En ce qui concerne le prix des intrants textiles, le Tribunal a fait remarquer que les prix préférentiels que B.C. Garment payait pour ses importations des tissus en question (comparés aux prix payés par Fantastic-T) étaient attribuables à l’important volume d’achats de l’ensemble du groupe d’entreprises auquel B.C. Garment appartient [18] . Parallèlement, B.C. Garment a indiqué que, même si Fantastic-T achetait, elle aussi, ses tissus en Extrême-Orient, cette dernière payait des prix plus élevés en raison des économies d’échelle moins élevées que Fantastic-T était capable de réaliser, n’ayant d’installations de production qu’au Canada. Autrement dit, les prix des tissus sont fonction de l’importance de la commande qui a été placée.

Malgré ces observations, B.C. Garment semblait soutenir que les usines nationales devraient pouvoir offrir des prix comparables à ceux des fournisseurs extrême-orientaux de B.C. Garment, même si les commandes qu’elle passerait auprès des producteurs nationaux de tricots seraient, en volume, bien inférieures aux commandes que le «groupe» de B.C. Garment passait auprès de ses fournisseurs en Extrême-Orient.

Sur la question de la compétitivité des prix, par conséquent, le Tribunal estime que B.C. Garment applique aux usines canadiennes de tricots des normes différentes de celles qu’elle utilise pour évaluer les usines de tricots en Orient.

Parallèlement, le Tribunal reconnaît que, selon le mandat qu’il a reçu du Ministre, il doit tenir compte de la capacité des producteurs canadiens d’offrir des marchandises produites au pays à des prix concurrentiels par rapport à ceux des importations. Ce faisant, cependant, le Tribunal doit aussi examiner les avantages économiques nets pour le Canada lorsqu’il évalue une demande d’allégement tarifaire.

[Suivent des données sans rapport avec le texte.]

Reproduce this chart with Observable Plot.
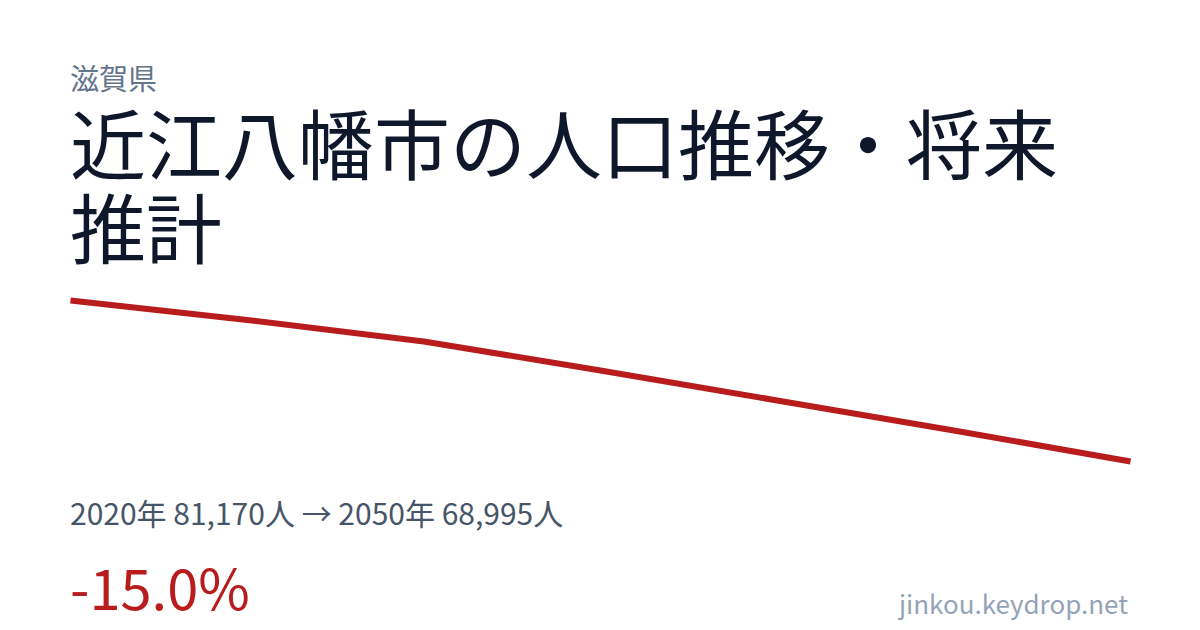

Le Tribunal ne trouve pas crédible l’argument présenté par Ladner Downs selon lequel toute réduction de prix imposée par les producteurs nationaux de tricots entraînerait une augmentation des ventes sur les marchés intérieur et d’exportation. D’abord, les producteurs nationaux de tricots sont déjà très concurrentiels sur les marchés d’exportation, puisqu’ils ont accru le volume de leurs exportations de 600 p. 100 au cours des quatre dernières années. Deuxièmement, selon le Tribunal, ce qui résulterait plus vraisemblablement d’une réduction de prix assez importante serait la fermeture de petites entreprises moins viables financièrement, puisque les producteurs nationaux de tricots se disputeraient le petit marché intérieur qui leur resterait. Jusqu’à ce qu’un nouvel équilibre soit atteint et qu’un nombre réduit de producteurs de tricots demeure pour desservir ce plus petit marché, la situation de l’industrie nationale des tricots circulaires serait au mieux incertaine et, au pire, gravement perturbatrice.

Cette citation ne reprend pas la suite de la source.